======== Data provided ========
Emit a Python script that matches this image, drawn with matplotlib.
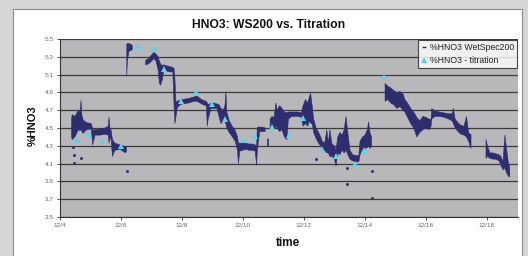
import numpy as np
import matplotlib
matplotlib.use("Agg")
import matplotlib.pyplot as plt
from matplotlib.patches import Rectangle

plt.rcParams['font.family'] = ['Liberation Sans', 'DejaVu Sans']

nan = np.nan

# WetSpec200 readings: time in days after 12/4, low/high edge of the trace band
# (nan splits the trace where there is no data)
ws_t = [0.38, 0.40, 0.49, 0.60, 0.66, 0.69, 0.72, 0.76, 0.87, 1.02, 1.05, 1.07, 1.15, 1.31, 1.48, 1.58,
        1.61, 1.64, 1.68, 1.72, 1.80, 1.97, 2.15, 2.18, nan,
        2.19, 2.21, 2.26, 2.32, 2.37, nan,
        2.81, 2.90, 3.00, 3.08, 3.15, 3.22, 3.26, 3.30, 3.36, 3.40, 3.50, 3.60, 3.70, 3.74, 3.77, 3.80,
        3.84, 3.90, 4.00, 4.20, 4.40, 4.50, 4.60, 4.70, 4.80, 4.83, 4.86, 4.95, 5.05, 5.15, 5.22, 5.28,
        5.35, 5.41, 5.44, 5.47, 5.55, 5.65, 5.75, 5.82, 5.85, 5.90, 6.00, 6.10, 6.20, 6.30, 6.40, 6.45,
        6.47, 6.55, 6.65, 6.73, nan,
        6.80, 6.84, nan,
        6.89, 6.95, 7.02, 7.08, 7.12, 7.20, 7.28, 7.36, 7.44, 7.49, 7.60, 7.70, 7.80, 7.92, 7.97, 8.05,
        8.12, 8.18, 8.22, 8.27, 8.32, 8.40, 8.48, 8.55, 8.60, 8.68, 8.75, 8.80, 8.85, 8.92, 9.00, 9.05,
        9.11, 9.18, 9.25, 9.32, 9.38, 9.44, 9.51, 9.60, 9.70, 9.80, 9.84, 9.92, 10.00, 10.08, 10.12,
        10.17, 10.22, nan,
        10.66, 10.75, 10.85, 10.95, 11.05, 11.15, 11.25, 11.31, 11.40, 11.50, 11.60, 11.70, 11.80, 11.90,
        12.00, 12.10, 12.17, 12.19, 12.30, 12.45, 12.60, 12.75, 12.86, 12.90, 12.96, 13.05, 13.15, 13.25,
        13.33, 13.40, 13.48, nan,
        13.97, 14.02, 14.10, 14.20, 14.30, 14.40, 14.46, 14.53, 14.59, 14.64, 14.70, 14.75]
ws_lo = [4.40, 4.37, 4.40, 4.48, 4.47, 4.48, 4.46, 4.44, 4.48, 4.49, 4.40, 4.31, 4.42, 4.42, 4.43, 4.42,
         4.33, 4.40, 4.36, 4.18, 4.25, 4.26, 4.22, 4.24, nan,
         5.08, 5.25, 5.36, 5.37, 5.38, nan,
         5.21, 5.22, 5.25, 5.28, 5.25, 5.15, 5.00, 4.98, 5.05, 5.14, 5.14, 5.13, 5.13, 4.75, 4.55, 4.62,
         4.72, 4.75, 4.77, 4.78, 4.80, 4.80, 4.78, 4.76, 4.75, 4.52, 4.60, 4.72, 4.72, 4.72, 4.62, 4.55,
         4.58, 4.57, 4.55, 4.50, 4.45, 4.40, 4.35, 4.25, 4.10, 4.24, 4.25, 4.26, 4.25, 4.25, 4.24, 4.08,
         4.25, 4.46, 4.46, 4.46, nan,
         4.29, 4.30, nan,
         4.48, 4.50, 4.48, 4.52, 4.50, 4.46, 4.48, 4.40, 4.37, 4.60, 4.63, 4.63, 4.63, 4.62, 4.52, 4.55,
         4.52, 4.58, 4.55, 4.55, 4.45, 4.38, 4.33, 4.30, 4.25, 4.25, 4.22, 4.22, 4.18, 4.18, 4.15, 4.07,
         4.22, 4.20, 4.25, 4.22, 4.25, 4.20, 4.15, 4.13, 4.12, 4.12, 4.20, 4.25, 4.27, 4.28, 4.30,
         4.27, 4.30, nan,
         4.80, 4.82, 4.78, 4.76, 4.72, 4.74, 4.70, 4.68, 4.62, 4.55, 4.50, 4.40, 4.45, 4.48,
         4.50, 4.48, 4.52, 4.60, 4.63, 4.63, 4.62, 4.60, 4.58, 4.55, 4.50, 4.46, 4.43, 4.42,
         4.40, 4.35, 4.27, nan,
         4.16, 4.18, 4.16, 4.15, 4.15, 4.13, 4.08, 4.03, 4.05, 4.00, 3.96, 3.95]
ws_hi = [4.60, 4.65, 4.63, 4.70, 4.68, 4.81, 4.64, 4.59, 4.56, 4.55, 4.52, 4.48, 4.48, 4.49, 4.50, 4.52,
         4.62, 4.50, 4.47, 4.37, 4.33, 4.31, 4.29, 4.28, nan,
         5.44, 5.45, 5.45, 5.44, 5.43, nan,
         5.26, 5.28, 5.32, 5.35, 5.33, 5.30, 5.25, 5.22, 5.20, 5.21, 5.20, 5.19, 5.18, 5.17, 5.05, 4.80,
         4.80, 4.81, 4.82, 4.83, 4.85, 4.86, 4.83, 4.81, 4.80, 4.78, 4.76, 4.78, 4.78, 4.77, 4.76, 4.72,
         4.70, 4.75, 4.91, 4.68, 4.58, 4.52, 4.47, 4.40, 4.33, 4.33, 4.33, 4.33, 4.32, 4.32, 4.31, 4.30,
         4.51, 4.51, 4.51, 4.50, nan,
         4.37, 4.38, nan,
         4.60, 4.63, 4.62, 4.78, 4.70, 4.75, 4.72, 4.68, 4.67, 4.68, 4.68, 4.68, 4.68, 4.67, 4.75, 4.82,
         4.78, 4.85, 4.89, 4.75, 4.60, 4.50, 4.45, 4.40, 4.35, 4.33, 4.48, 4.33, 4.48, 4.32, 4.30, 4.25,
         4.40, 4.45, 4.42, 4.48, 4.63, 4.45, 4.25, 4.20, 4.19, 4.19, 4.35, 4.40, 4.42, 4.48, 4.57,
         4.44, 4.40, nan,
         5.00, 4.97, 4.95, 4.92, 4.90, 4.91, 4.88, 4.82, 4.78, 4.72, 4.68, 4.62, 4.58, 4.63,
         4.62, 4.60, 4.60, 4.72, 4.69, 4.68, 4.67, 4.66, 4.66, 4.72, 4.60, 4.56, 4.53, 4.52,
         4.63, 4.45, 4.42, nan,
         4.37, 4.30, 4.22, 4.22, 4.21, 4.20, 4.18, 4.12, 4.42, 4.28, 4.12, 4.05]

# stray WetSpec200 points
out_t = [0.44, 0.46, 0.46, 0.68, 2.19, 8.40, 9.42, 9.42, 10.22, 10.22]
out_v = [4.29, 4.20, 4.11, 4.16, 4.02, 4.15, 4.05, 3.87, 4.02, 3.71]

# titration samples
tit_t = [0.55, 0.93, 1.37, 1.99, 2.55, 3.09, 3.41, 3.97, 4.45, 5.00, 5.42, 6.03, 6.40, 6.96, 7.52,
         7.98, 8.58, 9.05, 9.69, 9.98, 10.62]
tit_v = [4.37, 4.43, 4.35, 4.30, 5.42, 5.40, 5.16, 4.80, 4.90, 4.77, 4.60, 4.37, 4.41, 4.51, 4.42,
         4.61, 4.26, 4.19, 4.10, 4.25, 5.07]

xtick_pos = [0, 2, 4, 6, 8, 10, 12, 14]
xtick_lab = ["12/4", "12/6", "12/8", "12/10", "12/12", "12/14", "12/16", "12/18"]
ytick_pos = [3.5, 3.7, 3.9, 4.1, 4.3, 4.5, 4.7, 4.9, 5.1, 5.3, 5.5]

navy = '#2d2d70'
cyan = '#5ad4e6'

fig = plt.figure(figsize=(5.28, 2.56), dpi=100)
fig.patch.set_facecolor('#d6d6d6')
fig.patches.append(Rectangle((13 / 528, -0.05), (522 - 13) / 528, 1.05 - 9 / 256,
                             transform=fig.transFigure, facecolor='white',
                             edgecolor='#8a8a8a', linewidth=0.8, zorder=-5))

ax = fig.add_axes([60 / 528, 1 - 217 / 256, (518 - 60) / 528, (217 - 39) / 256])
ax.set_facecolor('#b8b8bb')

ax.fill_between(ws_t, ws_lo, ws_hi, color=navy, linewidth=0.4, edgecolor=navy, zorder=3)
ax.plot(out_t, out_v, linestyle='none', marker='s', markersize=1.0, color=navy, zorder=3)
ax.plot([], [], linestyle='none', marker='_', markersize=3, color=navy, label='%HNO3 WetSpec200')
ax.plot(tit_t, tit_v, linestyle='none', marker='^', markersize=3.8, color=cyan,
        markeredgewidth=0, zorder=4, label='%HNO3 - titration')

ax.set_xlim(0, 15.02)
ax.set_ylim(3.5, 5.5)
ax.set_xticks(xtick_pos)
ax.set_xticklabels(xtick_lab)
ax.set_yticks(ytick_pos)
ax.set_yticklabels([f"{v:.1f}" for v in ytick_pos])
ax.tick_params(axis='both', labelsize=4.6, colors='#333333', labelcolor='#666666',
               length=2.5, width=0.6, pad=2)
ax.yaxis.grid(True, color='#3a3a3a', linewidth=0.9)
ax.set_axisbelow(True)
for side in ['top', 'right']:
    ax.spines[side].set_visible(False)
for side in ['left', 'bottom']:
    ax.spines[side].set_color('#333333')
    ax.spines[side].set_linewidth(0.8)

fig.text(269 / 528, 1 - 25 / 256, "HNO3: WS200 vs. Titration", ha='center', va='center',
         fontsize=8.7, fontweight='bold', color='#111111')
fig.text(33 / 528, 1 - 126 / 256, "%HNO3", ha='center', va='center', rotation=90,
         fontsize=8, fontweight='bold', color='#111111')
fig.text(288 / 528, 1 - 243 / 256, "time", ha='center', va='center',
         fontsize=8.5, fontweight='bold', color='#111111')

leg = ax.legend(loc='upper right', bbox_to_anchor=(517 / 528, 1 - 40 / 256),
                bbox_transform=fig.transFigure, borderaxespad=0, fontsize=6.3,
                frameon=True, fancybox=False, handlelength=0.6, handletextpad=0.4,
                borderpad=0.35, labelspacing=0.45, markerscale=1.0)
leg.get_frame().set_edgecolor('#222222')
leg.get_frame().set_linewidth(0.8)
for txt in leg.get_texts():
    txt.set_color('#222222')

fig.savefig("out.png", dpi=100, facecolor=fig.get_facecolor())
========
Task directions:
Give again, word for word, every line from the top of the data above to the line holding "nan = np.nan", inclusive, with the pictures left out.

Written solution:
Emit a Python script that matches this image, drawn with matplotlib.
import numpy as np
import matplotlib
matplotlib.use("Agg")
import matplotlib.pyplot as plt
from matplotlib.patches import Rectangle

plt.rcParams['font.family'] = ['Liberation Sans', 'DejaVu Sans']

nan = np.nan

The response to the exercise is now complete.